**EXTRACTED RECORDS:**
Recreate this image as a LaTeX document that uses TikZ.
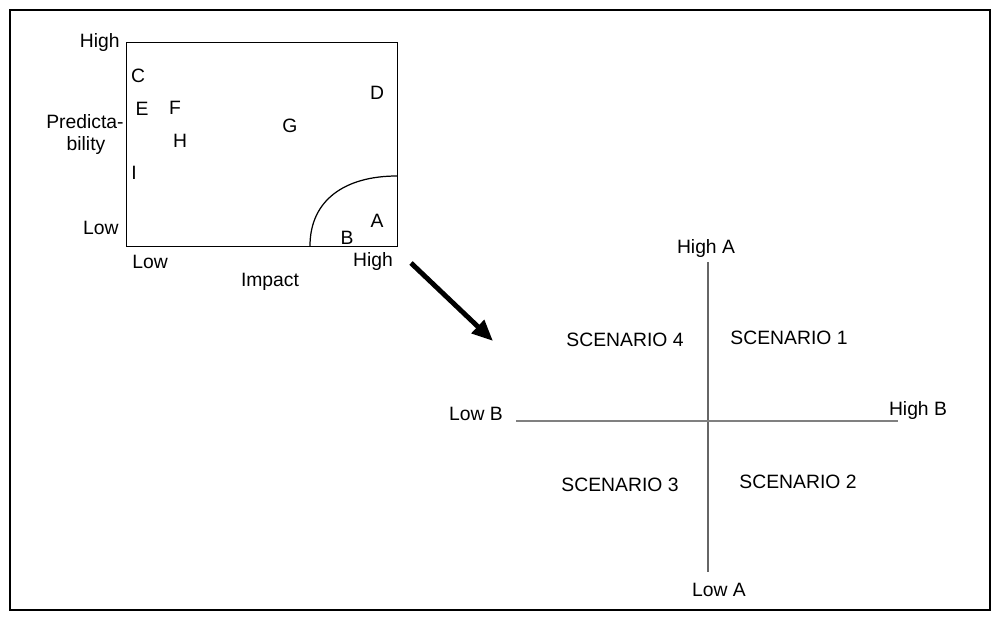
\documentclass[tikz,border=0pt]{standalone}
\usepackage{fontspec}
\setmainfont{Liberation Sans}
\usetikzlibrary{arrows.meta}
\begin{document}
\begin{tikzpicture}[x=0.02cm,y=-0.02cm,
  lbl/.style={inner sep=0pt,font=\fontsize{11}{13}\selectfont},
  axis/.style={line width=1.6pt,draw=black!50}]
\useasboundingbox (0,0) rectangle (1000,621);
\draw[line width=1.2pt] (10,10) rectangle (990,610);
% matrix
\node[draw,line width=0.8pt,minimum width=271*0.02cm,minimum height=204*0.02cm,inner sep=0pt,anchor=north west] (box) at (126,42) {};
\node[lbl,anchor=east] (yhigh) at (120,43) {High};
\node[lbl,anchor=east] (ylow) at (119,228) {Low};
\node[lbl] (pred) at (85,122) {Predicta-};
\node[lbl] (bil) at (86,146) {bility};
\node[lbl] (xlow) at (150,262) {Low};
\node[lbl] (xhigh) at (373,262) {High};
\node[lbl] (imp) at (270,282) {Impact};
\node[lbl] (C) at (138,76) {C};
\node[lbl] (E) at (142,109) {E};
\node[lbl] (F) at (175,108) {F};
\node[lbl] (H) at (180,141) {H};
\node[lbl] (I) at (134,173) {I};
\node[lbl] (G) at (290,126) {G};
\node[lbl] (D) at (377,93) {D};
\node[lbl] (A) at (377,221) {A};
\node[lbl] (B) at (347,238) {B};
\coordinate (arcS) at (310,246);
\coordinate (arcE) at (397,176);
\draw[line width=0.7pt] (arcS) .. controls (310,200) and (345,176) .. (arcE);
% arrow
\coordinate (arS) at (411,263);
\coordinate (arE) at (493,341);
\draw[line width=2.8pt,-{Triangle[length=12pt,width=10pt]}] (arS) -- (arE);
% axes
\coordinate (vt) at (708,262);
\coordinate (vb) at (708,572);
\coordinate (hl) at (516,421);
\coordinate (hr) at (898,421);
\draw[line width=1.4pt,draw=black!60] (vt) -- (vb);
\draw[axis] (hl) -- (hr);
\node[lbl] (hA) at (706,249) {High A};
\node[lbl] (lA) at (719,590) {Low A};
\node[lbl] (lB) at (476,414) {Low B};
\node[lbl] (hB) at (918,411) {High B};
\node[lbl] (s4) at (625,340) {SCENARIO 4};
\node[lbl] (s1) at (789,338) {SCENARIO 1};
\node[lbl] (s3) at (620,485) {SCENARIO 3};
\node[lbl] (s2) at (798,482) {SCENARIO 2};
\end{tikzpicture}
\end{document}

---

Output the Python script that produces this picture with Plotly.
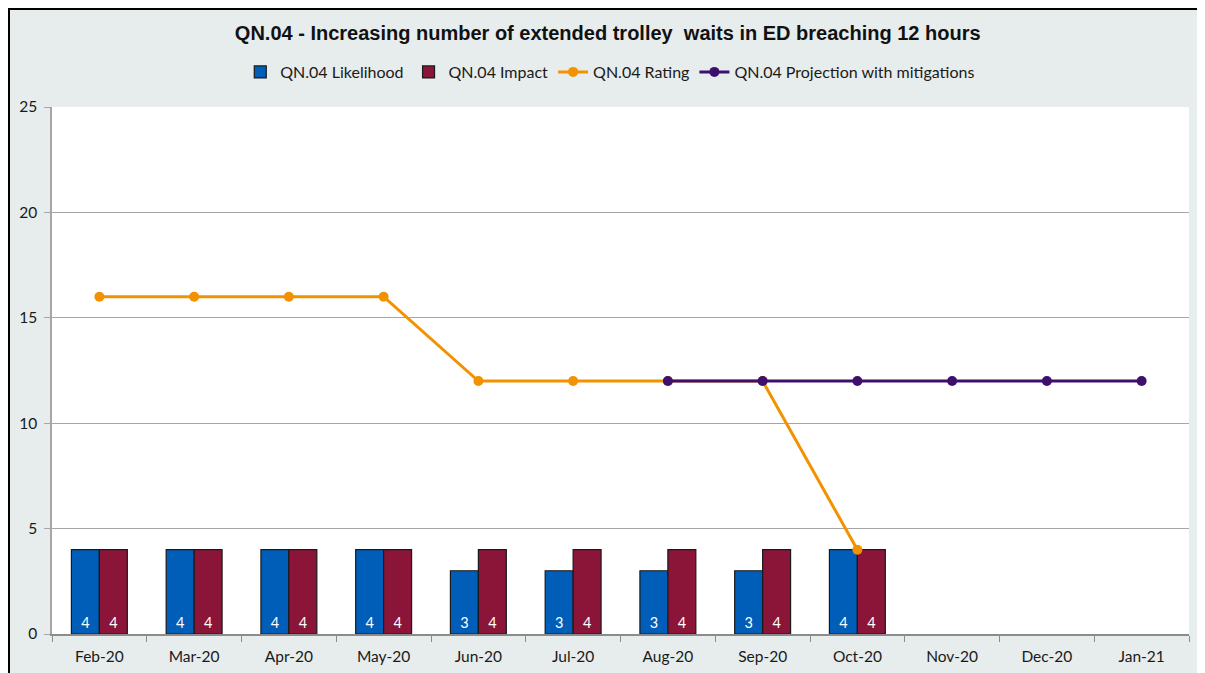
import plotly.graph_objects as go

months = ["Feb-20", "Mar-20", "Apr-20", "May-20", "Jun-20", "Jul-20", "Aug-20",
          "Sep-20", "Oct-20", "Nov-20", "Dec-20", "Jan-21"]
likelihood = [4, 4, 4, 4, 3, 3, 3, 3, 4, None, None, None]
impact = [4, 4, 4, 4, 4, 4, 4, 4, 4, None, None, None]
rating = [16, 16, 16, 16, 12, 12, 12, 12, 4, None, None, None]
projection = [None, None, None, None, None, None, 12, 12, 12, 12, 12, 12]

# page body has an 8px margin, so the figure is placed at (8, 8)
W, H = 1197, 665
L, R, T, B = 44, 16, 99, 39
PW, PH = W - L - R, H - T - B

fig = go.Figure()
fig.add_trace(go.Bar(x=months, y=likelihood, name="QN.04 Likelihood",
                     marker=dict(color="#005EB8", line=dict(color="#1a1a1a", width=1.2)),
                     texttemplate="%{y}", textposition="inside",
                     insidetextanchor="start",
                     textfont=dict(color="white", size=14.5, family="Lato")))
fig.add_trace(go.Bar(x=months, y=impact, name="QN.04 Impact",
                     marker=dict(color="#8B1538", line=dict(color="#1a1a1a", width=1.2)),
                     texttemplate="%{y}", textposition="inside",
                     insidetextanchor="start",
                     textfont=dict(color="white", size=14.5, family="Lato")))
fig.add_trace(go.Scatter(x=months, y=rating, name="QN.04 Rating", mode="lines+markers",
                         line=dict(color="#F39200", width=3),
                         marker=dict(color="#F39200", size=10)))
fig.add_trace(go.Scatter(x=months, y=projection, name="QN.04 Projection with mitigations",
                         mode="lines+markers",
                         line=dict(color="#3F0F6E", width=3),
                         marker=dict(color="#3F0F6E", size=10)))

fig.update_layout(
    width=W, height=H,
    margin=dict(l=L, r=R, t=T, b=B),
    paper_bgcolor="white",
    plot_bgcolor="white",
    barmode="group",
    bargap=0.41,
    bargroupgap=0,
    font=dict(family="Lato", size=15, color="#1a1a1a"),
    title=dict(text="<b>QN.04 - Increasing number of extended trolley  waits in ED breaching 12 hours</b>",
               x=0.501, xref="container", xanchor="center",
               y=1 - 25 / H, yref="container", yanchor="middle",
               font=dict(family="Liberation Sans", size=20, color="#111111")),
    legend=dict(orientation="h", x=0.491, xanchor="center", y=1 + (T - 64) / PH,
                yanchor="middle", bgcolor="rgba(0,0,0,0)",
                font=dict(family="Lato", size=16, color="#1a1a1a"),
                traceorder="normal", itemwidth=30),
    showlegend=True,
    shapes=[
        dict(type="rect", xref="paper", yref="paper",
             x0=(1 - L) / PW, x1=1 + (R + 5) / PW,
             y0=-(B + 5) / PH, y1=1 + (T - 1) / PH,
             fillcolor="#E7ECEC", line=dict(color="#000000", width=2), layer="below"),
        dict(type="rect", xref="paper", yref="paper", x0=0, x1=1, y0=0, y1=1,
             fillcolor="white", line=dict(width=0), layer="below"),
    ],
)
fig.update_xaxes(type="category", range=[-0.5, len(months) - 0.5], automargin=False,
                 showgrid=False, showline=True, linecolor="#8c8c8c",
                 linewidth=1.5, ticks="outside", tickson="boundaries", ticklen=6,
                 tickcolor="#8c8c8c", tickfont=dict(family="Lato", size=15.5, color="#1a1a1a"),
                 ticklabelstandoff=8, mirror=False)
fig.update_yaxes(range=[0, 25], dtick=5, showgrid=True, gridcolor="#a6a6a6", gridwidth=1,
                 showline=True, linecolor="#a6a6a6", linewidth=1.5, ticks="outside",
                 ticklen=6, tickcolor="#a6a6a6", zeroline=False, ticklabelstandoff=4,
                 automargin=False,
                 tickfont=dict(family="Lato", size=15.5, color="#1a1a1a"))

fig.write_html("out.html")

**THE PROBLEM:** Without any pictures, set down the lines from the one holding "Output the Python" through the one holding "PW, PH = W - L - R, H - T - B".

**TASK RESPONSE:**
Output the Python script that produces this picture with Plotly.
import plotly.graph_objects as go

months = ["Feb-20", "Mar-20", "Apr-20", "May-20", "Jun-20", "Jul-20", "Aug-20",
          "Sep-20", "Oct-20", "Nov-20", "Dec-20", "Jan-21"]
likelihood = [4, 4, 4, 4, 3, 3, 3, 3, 4, None, None, None]
impact = [4, 4, 4, 4, 4, 4, 4, 4, 4, None, None, None]
rating = [16, 16, 16, 16, 12, 12, 12, 12, 4, None, None, None]
projection = [None, None, None, None, None, None, 12, 12, 12, 12, 12, 12]

# page body has an 8px margin, so the figure is placed at (8, 8)
W, H = 1197, 665
L, R, T, B = 44, 16, 99, 39
PW, PH = W - L - R, H - T - B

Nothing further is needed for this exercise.